Machine unlearning has garnered significant attention due to its ability to selectively erase knowledge obtained from specific training data samples in an already trained machine learning model. This capability enables data holders to adhere strictly to data protection regulations. However, existing unlearning techniques face practical constraints, often causing performance degradation, demanding brief fine-tuning post unlearning, and requiring significant storage. In response, this paper introduces a novel class of machine unlearning algorithms. First method is partial amnesiac unlearning, integration of layer-wise pruning with amnesiac unlearning.

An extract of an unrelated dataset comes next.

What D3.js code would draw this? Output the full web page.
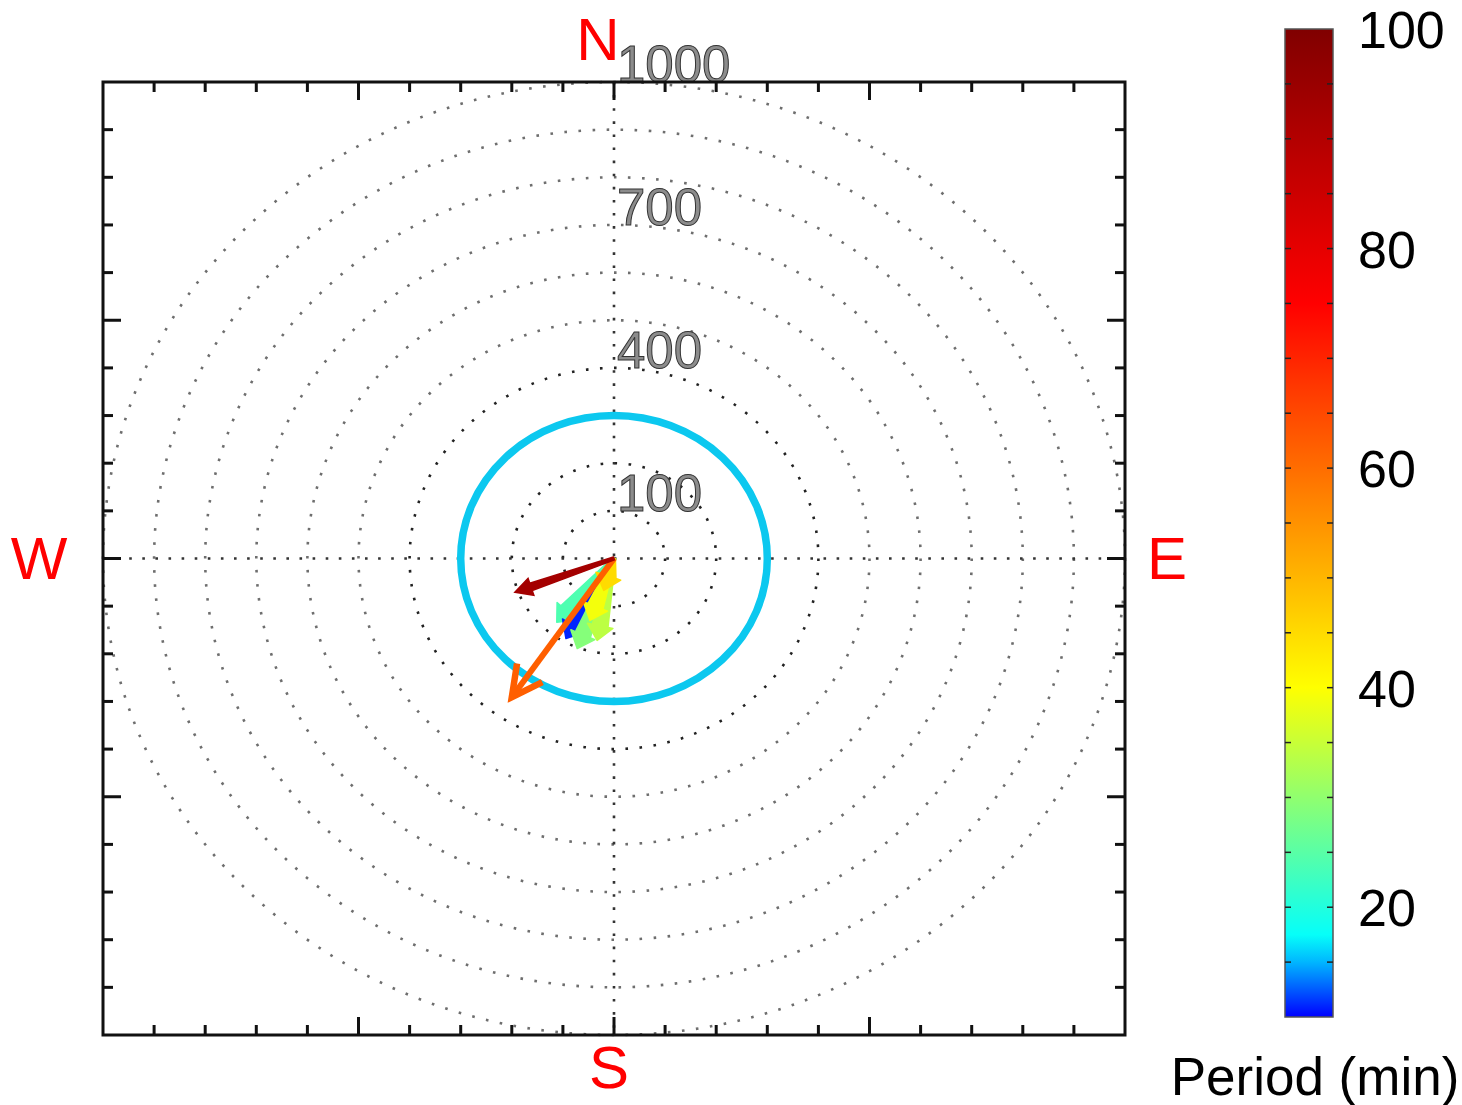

In this method, updates made to the model during training are pruned and stored, subsequently used to forget specific data from trained model. The second method assimilates layer-wise partial-updates into label-flipping and optimization-based unlearning to mitigate the adverse effects of data deletion on model efficacy. Through a detailed experimental evaluation, we showcase the effectiveness of proposed unlearning methods. Experimental results highlight that the partial amnesiac unlearning not only preserves model efficacy but also eliminates the necessity for brief post fine-tuning, unlike conventional amnesiac unlearning. Moreover, employing layer-wise partial updates in label-flipping and optimization-based unlearning techniques demonstrates superiority in preserving model efficacy compared to their naive counterparts.

Figures (4)

• Figure 1: Model behavior during training and unlearning phases. Comparison of model accuracy between partial amnesiac unlearning and conventional amnesiac unlearning on targeted and retained MNIST data for three DNN architectures: MLP (left), LeNet (middle), and ResNet$9$ (right). The vertical dashed line indicates the point of the unlearning request initiation.
• Figure 2: Model behavior during training and unlearning phases. Comparison of model accuracy between partial amnesiac unlearning and conventional amnesiac unlearning on targeted and retained OrganAMNIST data for three DNN architectures: ConvNet (left), AlexNet (middle), and ResNet$9$ (right). Vertical dashed line represents the unlearning request initiation.
• Figure 3: Class activation maps of LeNet model. Targeted classes are class-$3$ on the left side and class-$1$ on the right side. In each case, the first, second, and third column images are the class activation maps before unlearning, after conventional amnesiac unlearning, and proposed partial amnesiac unlearning, respectively. Blue colour indicates low activation region while red colur indicates high activation regions.
• Figure 4: Comparison of model efficacy between partial amnesiac unlearning between conventional amnesiac unlearning against percentage of affected batches.